Marketo wins on automation depth and enterprise customization. Its multi-dimensional scoring, advanced lifecycle logic, and Marketo Measure attribution are a better fit for complex funnels with longer sales cycles.
FAQs
Which platform is easier to manage without a dedicated ops team?
HubSpot is usually easier to run without a dedicated operations team. The main reason is simple: its all-in-one platform and native CRM cut down on admin work and make integrations less of a headache.
Marketo, on the other hand, is built for enterprises with more complex lead lifecycles. That usually means a steeper learning curve and more day-to-day upkeep. Without specialized technical or operations support, it can be harder to manage well.
That said, HubSpot still benefits from expert setup. If the initial setup is sloppy, scaling later can get messy fast.
How do contact growth and implementation costs affect total Year 1 budget?
In Year 1, total costs often land at 1.5x to 2x the sticker price. Why? Because the software fee is only part of the bill. Setup, staff training, and system integrations can add a lot on top.
HubSpot, for example, usually comes with mandatory onboarding fees of $3,000 to $7,000. Marketo is often far more expensive to get up and running, with implementation costs of $30,000 to $60,000.

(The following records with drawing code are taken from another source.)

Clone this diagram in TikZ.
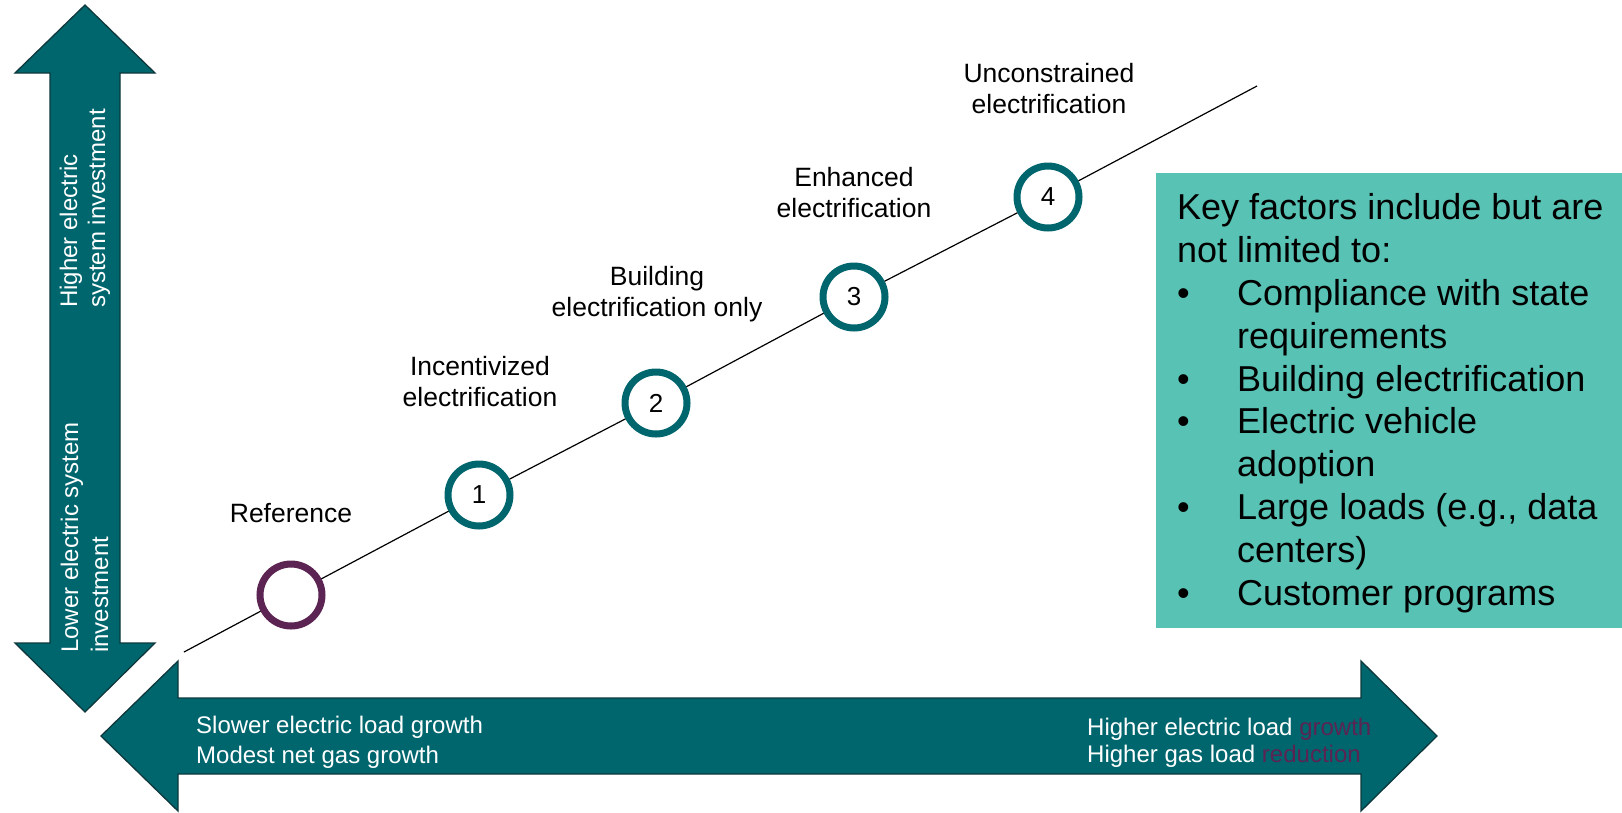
\documentclass[tikz,border=0pt]{standalone}
\usepackage{fontspec}
\setmainfont{Liberation Sans}
\usepackage{tikz}
\usepackage{xcolor}
\usetikzlibrary{positioning}
\definecolor{scenarioteal}{RGB}{0,102,110}
\definecolor{arrowedge}{RGB}{14,56,60}
\definecolor{referenceplum}{RGB}{92,36,82}
\definecolor{factorgreen}{RGB}{88,194,180}

\newcommand{\keyitem}[1]{\makebox[60pt][l]{\textbullet}#1}
\newcommand{\keycont}[1]{\hspace*{60pt}#1}

\tikzset{
  milestone/.style={circle,draw=scenarioteal,line width=7pt,fill=white,minimum size=62pt,inner sep=0pt,font=\fontsize{26}{30}\selectfont},
  caselabel/.style={align=center,anchor=base,inner sep=0pt,font=\fontsize{26.5}{31}\selectfont},
  axistext/.style={text=white,align=left,anchor=base west,inner sep=0pt},
  bigarrow/.style={fill=scenarioteal,draw=arrowedge,line width=1.3pt,line join=miter},
}

\begin{document}
\begin{tikzpicture}[x=1pt,y=-1pt]
    \useasboundingbox (0,0) rectangle (1622,812);

    % Investment axis
    \draw[bigarrow] (85,5) -- (155,73) -- (120,73) -- (120,643) -- (155,643) -- (85,712)
        -- (15,643) -- (50,643) -- (50,73) -- (15,73) -- cycle;
    \node[axistext,rotate=90,font=\fontsize{24}{28}\selectfont] (highinv) at (105,308) {Higher electric\\system investment};
    \node[axistext,rotate=90,font=\fontsize{24}{30}\selectfont] (lowinv) at (108,653) {Lower electric system\\investment};

    % Load growth axis
    \draw[bigarrow] (101,736) -- (178,661) -- (178,698) -- (1361,698) -- (1361,661) -- (1437,736)
        -- (1361,811) -- (1361,774) -- (178,774) -- (178,811) -- cycle;
    \node[axistext,font=\fontsize{24}{30}\selectfont] (slowload) at (196,763) {Slower electric load growth\\Modest net gas growth};
    \node[axistext,font=\fontsize{24}{27}\selectfont] (highload) at (1087,762)
        {Higher electric load \textcolor{referenceplum}{growth}\\Higher gas load \textcolor{referenceplum}{reduction}};

    % Scenarios along the line
    \coordinate (lstart) at (184,652);
    \coordinate (lend) at (1257,86);
    \node[milestone,draw=referenceplum] (ref) at (291,595) {};
    \node[milestone] (c1) at (479,495) {1};
    \node[milestone] (c2) at (656,403) {2};
    \node[milestone] (c3) at (854,297) {3};
    \node[milestone] (c4) at (1048,197) {4};
    \draw[line width=1.2pt] (lstart) -- (ref) -- (c1) -- (c2) -- (c3) -- (c4) -- (lend);

    \node[caselabel] (reflabel) at (291,522) {Reference};
    \node[caselabel] (c1label) at (480,406) {Incentivized\\electrification};
    \node[caselabel] (c2label) at (657,316) {Building\\electrification only};
    \node[caselabel] (c3label) at (854,217) {Enhanced\\electrification};
    \node[caselabel] (c4label) at (1049,113) {Unconstrained\\electrification};

    % Key factors box
    \fill[factorgreen] (1156,173) rectangle (1622,628);
    \node[align=left,anchor=base west,inner sep=0pt,font=\fontsize{36}{42.8}\selectfont] (factors) at (1177,605)
        {Key factors include but are\\
         not limited to:\\
         \keyitem{Compliance with state}\\
         \keycont{requirements}\\
         \keyitem{Building electrification}\\
         \keyitem{Electric vehicle}\\
         \keycont{adoption}\\
         \keyitem{Large loads (e.g., data}\\
         \keycont{centers)}\\
         \keyitem{Customer programs}};
\end{tikzpicture}
\end{document}
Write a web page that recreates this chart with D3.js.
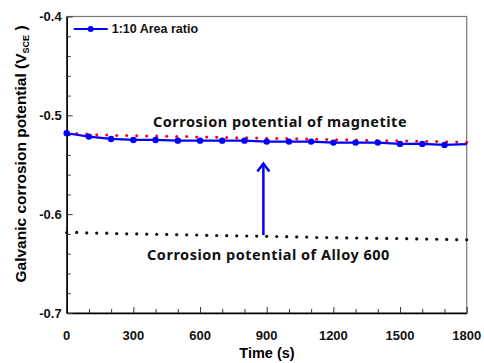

Costs can also climb over time with contact-based pricing as your database grows. On top of that, extra user seats and advanced add-ons can push the total even higher.
When does advanced attribution justify choosing Marketo?
Choose Marketo if your B2B team needs enterprise-grade multi-touch attribution and native Salesforce integration.
It tends to fit more complex setups - often companies with $50M+ ARR - where account-based marketing is a big part of the motion, buying cycles are long, and multiple stakeholders shape the deal.
That’s where Marketo stands out. It helps teams tie marketing activity back to final P&L results across departments, not just within marketing. HubSpot works well for mid-market attribution, but Marketo goes deeper when revenue tracking gets more complex.